Our audience should be the CPE developer with the one "turn on
DNSSEC" button which generates the keys, signs the zone, pushes
keys upstream at the right time.  It has a username/password field
for zones where it is not automatically installing KEY records as
part of the automatic delegation process.

Buy router. Configure DNS. CPE uploads DS record.

I forget my password, factory default the firmware, configure DNS,
attempt to upload a new DS record.

Either:

a) authentication fails and my domain remains broken
b) it works, meaning any CPE compromise will lead to massive DNSSEC
   circumvention.

Neither are desirable, and why people wanted the update systems to be
bootstrapped externally and did not want to allow the update mechanism
to change the security status of zones.

The second audience is the DNSSEC Key management tool developer which
has a policy file which says "roll the key for this zone monthly/yearly"
and just ensures it happens.

This works with any of the proposals, once you boostrap via EPP. I don't
know many people who want to bypass the bootstrap.

nsupdate is how one does it today because the other bits of software
that will use the method have not yet been written because we (the
IETF) haven't provided them with a full standardised solution which
works everywhere.

I think we have. But registrars don't provide a unified method for
updating that information to _their_ customers. They could easilly
setup their own EPP channel to talk to their registrants and avoid
using custom website GUIs. Some, like gkg.net, provide nice and simple
JSON API's, but the location and format is not standarised (but could
easilly be if registrars want that). ICANN did well in enforcing the
location for registrant facing services like WHOIS for the new GTLDs.
Perhaps it can extend this for other registrant-facing services like
DS update. Using EPP here would make a lot of sense.

nsupdate is the proof of concept tool.  It is the fill the gap tool
until the others are written.  It is the fix it tool.

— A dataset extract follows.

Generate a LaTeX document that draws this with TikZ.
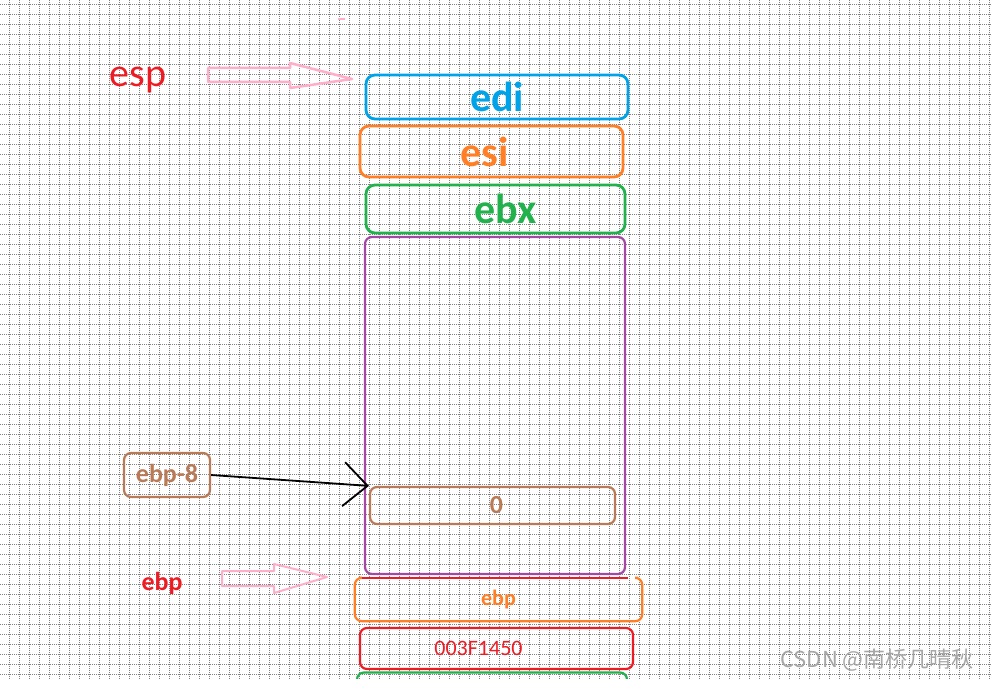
\documentclass[tikz,border=0pt]{standalone}
\usepackage{fontspec}
\setmainfont{Carlito}
\newfontfamily\cjk{Noto Sans CJK SC}
\usetikzlibrary{positioning, arrows.meta}
\definecolor{paintblue}{HTML}{00A2E8}
\definecolor{paintorange}{HTML}{FF7F27}
\definecolor{paintgreen}{HTML}{22B14C}
\definecolor{paintpurple}{HTML}{A349A4}
\definecolor{paintbrown}{HTML}{B97A57}
\definecolor{paintred}{HTML}{ED1C24}
\definecolor{paintpink}{HTML}{FFAEC9}

\begin{document}
\begin{tikzpicture}[
        x=1pt, y=-1pt,
        gridline/.style={black!50, line width=0.7pt, dash pattern=on 1pt off 1pt},
        slot/.style={draw, line width=2.8pt, rounded corners=9pt, inner sep=0pt},
        regname/.style={inner sep=0pt},
        pointer/.style={draw=paintpink, line width=2.5pt, line join=round},
        bigfont/.style={font=\bfseries\fontsize{42}{42}\selectfont},
        midfont/.style={font=\bfseries\fontsize{26}{26}\selectfont}
        ]
        \clip (0,0) rectangle (992,679);
        \fill[white] (0,0) rectangle (992,679);
        % Grid paper
        \foreach \gx in {9,19,...,989} \draw[gridline] (\gx,0) -- (\gx,679);
        \foreach \gy in {4,14,...,674} \draw[gridline] (0,\gy) -- (992,\gy);

        % Stack slots
        \node[slot, bigfont, draw=paintblue, text=paintblue, minimum width=262pt, minimum height=44pt] (edi) at (497,97) {edi};
        \node[slot, bigfont, draw=paintorange, text=paintorange, minimum width=263pt, minimum height=51pt] (esi) at (491.5,151.5) {esi\hspace*{14pt}};
        \node[slot, bigfont, draw=paintgreen, text=paintgreen, minimum width=259pt, minimum height=48pt] (ebx) at (495.5,209) {\hspace*{20pt}ebx};
        \node[slot, draw=paintpurple, line width=2.2pt, rounded corners=7pt, minimum width=260pt, minimum height=337pt] (frame) at (495,405.5) {};
        \node[slot, midfont, draw=paintbrown, text=paintbrown, line width=2.2pt, rounded corners=7pt, minimum width=245pt, minimum height=37pt] (zero) at (492.5,505.5) {\hspace*{8pt}0};
        \node[regname, text=paintorange, font=\bfseries\fontsize{22}{22}\selectfont, minimum width=287pt, minimum height=43pt] (ebpslot) at (498.5,599.5) {ebp};
        \node[slot, draw=paintred, text=paintred, line width=2.2pt, rounded corners=7pt, minimum width=273pt, minimum height=41pt, font=\fontsize{22}{22}\selectfont] (addr) at (496.5,648.5) {003F1450\hspace*{36pt}};
        \node[slot, draw=paintgreen, line width=2.2pt, rounded corners=7pt, minimum width=270pt, minimum height=55pt] (nextslot) at (492,700) {};

        % Open-topped ebp slot and the red mark under the frame
        \draw[paintorange, line width=2.2pt, rounded corners=7pt] ([xshift=4pt]ebpslot.north west) -- (ebpslot.north west) -- (ebpslot.south west) -- (ebpslot.south east) -- (ebpslot.north east) -- ([xshift=-4pt]ebpslot.north east);
        \draw[paintred, line width=1.5pt] ([xshift=-2pt, yshift=-3pt]frame.south west) -- ([xshift=2pt, yshift=-3pt]frame.south east);

        % Register names
        \node[regname, text=paintred, font=\fontsize{40}{40}\selectfont] (esp) at (138,80) {esp};
        \node[regname, midfont, text=paintred] (ebp) at (162,583) {ebp};
        \node[slot, midfont, draw=paintbrown, text=paintbrown, line width=2.2pt, rounded corners=7pt, minimum width=86pt, minimum height=44pt] (ebp8) at (167,475) {ebp-8};

        % Pointers
        \draw[pointer] (208,68) -- (290,68) -- (290,63) -- (352,79) -- (290,88) -- (290,82) -- (208,82) -- cycle;
        \draw[pointer, line width=2pt] (222,571) -- (274,571) -- (274,564) -- (327,577) -- (274,593) -- (274,586) -- (222,586) -- cycle;
        \draw[paintpink, line width=1.5pt] (338,19) -- (345,19);
        \draw[-{Straight Barb[length=24pt, width=44pt]}, line width=1.8pt] (ebp8.east) -- (zero.north west);

        % Watermark
        \node[regname, text=black!35, font=\cjk\fontsize{22}{22}\selectfont] (mark) at (877,660) {CSDN @南桥几晴秋};
    \end{tikzpicture}
\end{document}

nsupdate can never fix the bootstrap. The initial authorization that
allows signed zone content to be trusted by the registrar to make
domain registry modifications but involve a human.

However in all cases we have RRR and non-RRR managed zone and the tools
need to work with all of them.

The initial bootstrap problem is the same for RRR and non-RRR, unless
parent and child are under teh same administratiev control, in which
case it should already be handled. (A previous DNS signer product I
worked on fully automated rollovers if parent and child were managed
by it)

We also have nameservers that are being renumbered that need to
push new glue records for themselves to the parent zones.  This
will happen with both signed and unsigned zones and their is no
"scraping" solution that works for this senario.

You still need an authorization step there for the RRR case. I believe,
and I think the WG concensus was the same, that the best way for that
authorization step was to use out of band EPP using the KSK. In other
words, once you get the KSK at the registrar, you can use signed records
within your zone for signaling without requiring another set of credentials.

nsupdate requires a new set of credentials, as well as a new API as to
where to send the nsupdate to, possibly with new firewall holes. It
requires dynamic zones or custom software pretending to run dynamic
zones to take the update. The domain owner would need to keep another
secret on their "live nsupdate machine" apart from the private KSK key.

Using zone data for signaling also works for the non-RRR use cases.

These were all reasons for the WG to agree on signed zone content as
an authorization method for parent updates.